Spokespeople for Indiana legislative leaders said only that those leaders decided there were no topics for the courts study committee to consider this year.

During the 2022 round of interim study committees, the courts study committee did not reach a quorum to vote on requests for additional judicial resources in six counties. Without a favorable recommendation from the study committee, lawmakers were unable to approve those extra judicial resources during the 2023 session.

However, Rep. Jerry Torr, the Carmel Republican who serves as vice chair of the study committee, told Indiana Lawyer in the spring that the counties’ requests wouldn’t have been granted even with the study committee’s recommendation, because the House Ways and Means and Senate Appropriations committees would not have funded the requests.

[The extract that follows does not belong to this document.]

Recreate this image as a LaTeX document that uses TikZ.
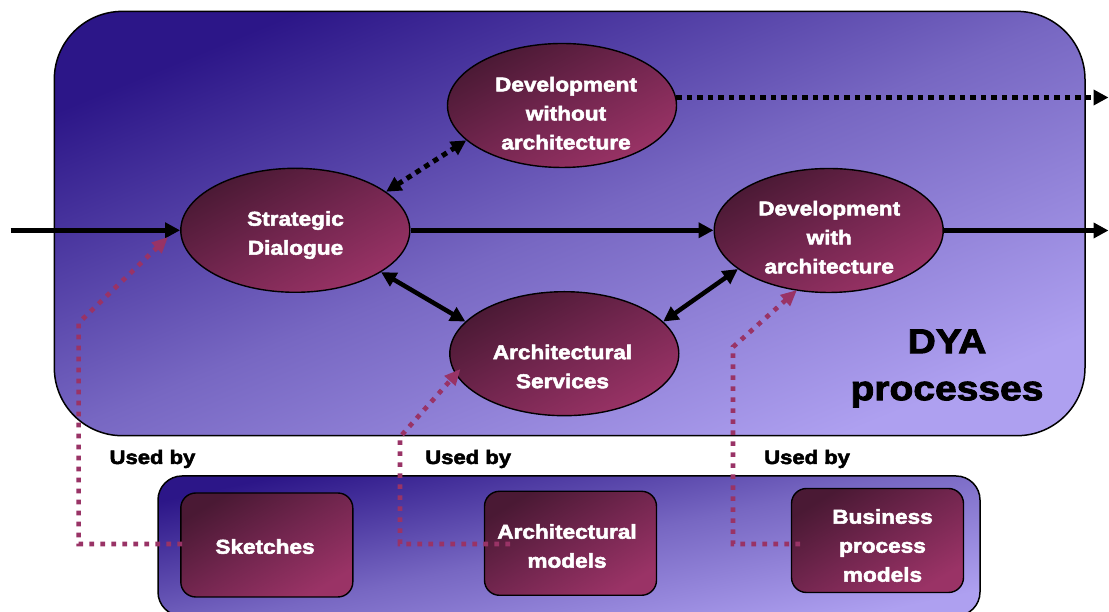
\documentclass[tikz,border=0pt]{standalone}
\usepackage{fontspec}
\setmainfont{Liberation Sans}[FakeStretch=1.13, BoldFeatures={FakeBold=2.6}]
\usetikzlibrary{arrows.meta,shapes.geometric,calc}
\definecolor{bgdark}{HTML}{2C1688}
\definecolor{bgmid}{HTML}{7767C2}
\definecolor{bglight}{HTML}{AEA0F0}
\definecolor{eldark}{HTML}{4A1934}
\definecolor{elmid}{HTML}{73264F}
\definecolor{ellight}{HTML}{9A3366}
\definecolor{pinkline}{HTML}{993366}
\begin{document}
\begin{tikzpicture}[x=1pt,y=1pt,
  container/.style={rectangle, draw=black, line width=1.5pt, inner sep=0pt,
    top color=bgdark, bottom color=bglight, middle color=bgmid},
  procell/.style={ellipse, draw=black, line width=1.4pt, inner sep=0pt,
    minimum width=229pt, minimum height=124pt,
    top color=eldark, bottom color=ellight, middle color=elmid, shading angle=28.4},
  modelbox/.style={rectangle, rounded corners=15pt, draw=black, line width=1.4pt, inner sep=0pt,
    minimum width=172pt, minimum height=104pt,
    top color=eldark, bottom color=ellight, middle color=elmid, shading angle=31.2},
  intext/.style={text=white, font=\bfseries\fontsize{20}{29}\selectfont, align=center,
    inner sep=0pt, anchor=north},
  usedby/.style={text=black, font=\bfseries\fontsize{19.5}{24}\selectfont, inner sep=0pt, anchor=base},
  solidarrow/.style={draw=black, line width=4.5pt, -{Triangle[length=15pt,width=15pt]}},
  solidboth/.style={draw=black, line width=4.5pt, {Triangle[length=15pt,width=15pt]}-{Triangle[length=15pt,width=15pt]}},
  dotarrow/.style={draw=black, line width=5pt, dash pattern=on 5.5pt off 5pt, -{Triangle[length=15pt,width=15pt]}},
  dotboth/.style={draw=black, line width=5pt, dash pattern=on 5.5pt off 5pt, {Triangle[length=15pt,width=15pt]}-{Triangle[length=15pt,width=15pt]}},
  pinkdot/.style={draw=pinkline, line width=4.7pt, dash pattern=on 4.7pt off 6.3pt, -{Triangle[length=16pt,width=14pt]}}
]
\useasboundingbox (0,0) rectangle (1109,612);

% containers
\node[container, rounded corners=68pt, minimum width=1030.7pt, minimum height=424.3pt, shading angle=22.4] (dya) at (569.65,388.45) {};
\node[container, rounded corners=24pt, minimum width=822pt, minimum height=140pt, shading angle=12] (models) at (569,66) {};

% process ellipses
\node[procell] (sd) at (295.3,381.7) {};
\node[procell] (dwoa) at (562,506.5) {};
\node[procell] (dwa) at (828.7,381.5) {};
\node[procell] (as) at (564.3,258.3) {};

% model boxes
\node[modelbox] (sk) at (266.8,67) {};
\node[modelbox] (am) at (570.5,68.7) {};
\node[modelbox] (bp) at (877.5,71.5) {};

% texts
\node[intext] (sdt) at (295.5,401) {Strategic\\Dialogue};
\node[intext] (dwoat) at (566,535.3) {Development\\without\\architecture};
\node[intext] (dwat) at (829.2,411.3) {Development\\with\\architecture};
\node[intext] (ast) at (562.5,267.5) {Architectural\\Services};
\node[intext] (skt) at (265,73) {Sketches};
\node[intext] (amt) at (567,88) {Architectural\\models};
\node[intext] (bpt) at (882.5,103) {Business\\process\\models};
\node[text=black, font=\bfseries\fontsize{34.5}{47}\selectfont, align=center, inner sep=0pt, anchor=north] (dyat) at (947,282.7) {DYA\\processes};
\node[usedby] (u1) at (152.5,148) {Used by};
\node[usedby] (u2) at (468.2,148) {Used by};
\node[usedby] (u3) at (807.1,148) {Used by};

% black connectors
\coordinate (inL) at (10.7,381.7);
\coordinate (outR) at (1108.5,381.5);
\coordinate (outD) at (1108.5,514.5);
\draw[solidarrow] (inL) -- (sd.west);
\draw[solidarrow] (sd.east) -- (sd.east -| dwa.west);
\draw[solidarrow] (dwa.east) -- (outR);
\draw[dotarrow] (dwoa.4) -- (dwoa.4 -| outD);
\draw[dotboth] (sd.23.4) -- (dwoa.200.6);
\draw[solidboth] (sd.334.8) -- (as.162.5);
\draw[solidboth] (as.18.8) -- (dwa.203.3);

% pink "used by" connectors
\coordinate (a0) at (182,68);
\coordinate (a2) at (78.6,289);
\coordinate (a3) at (168,375);
\coordinate (b0) at (510,68);
\coordinate (b2) at (400,175);
\coordinate (b3) at (460.5,243);
\coordinate (c0) at (800,68);
\coordinate (c2) at (733,265);
\coordinate (c3) at (797,322);
\draw[pinkdot] (a0) -| (a2) -- (a3);
\draw[pinkdot] (b0) -| (b2) -- (b3);
\draw[pinkdot] (c0) -| (c2) -- (c3);
\end{tikzpicture}
\end{document}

Those six counties — Daviess, Delaware, Dubois, Elkhart, Spencer and Vigo — now have to wait until the next budget session in 2025 to request additional judicial officers and/or the expansion of their courts.

However, the Interim Study Committee on Corrections and Criminal Code did receive one assignment from the Legislative Council: a “(m)ulti-year review of current trends with respect to criminal behavior, sentencing, incarceration, and treatment.”

The Child Services study committee has been tasked with reviewing “reports of state and local child fatality review teams and the Department of Child Services concerning child safety.” Also, the Public Health, Behavioral Health and Human Services interim committee will review the “(a)pproval of agreements with private attorneys and private entities when the Child Support Bureau determines that a reasonable contract cannot be entered into with a prosecuting attorney to administer the child support provisions of Title IV-D of the Federal Social Security Act.”

Additionally, the statutorily created Probate Code Study Commission will meet to study “(n)eeded changes in the probate code … trust code … or any other statute affecting the administration of a decedent’s estate, guardianship, probate jurisdiction, trust, or fiduciary.”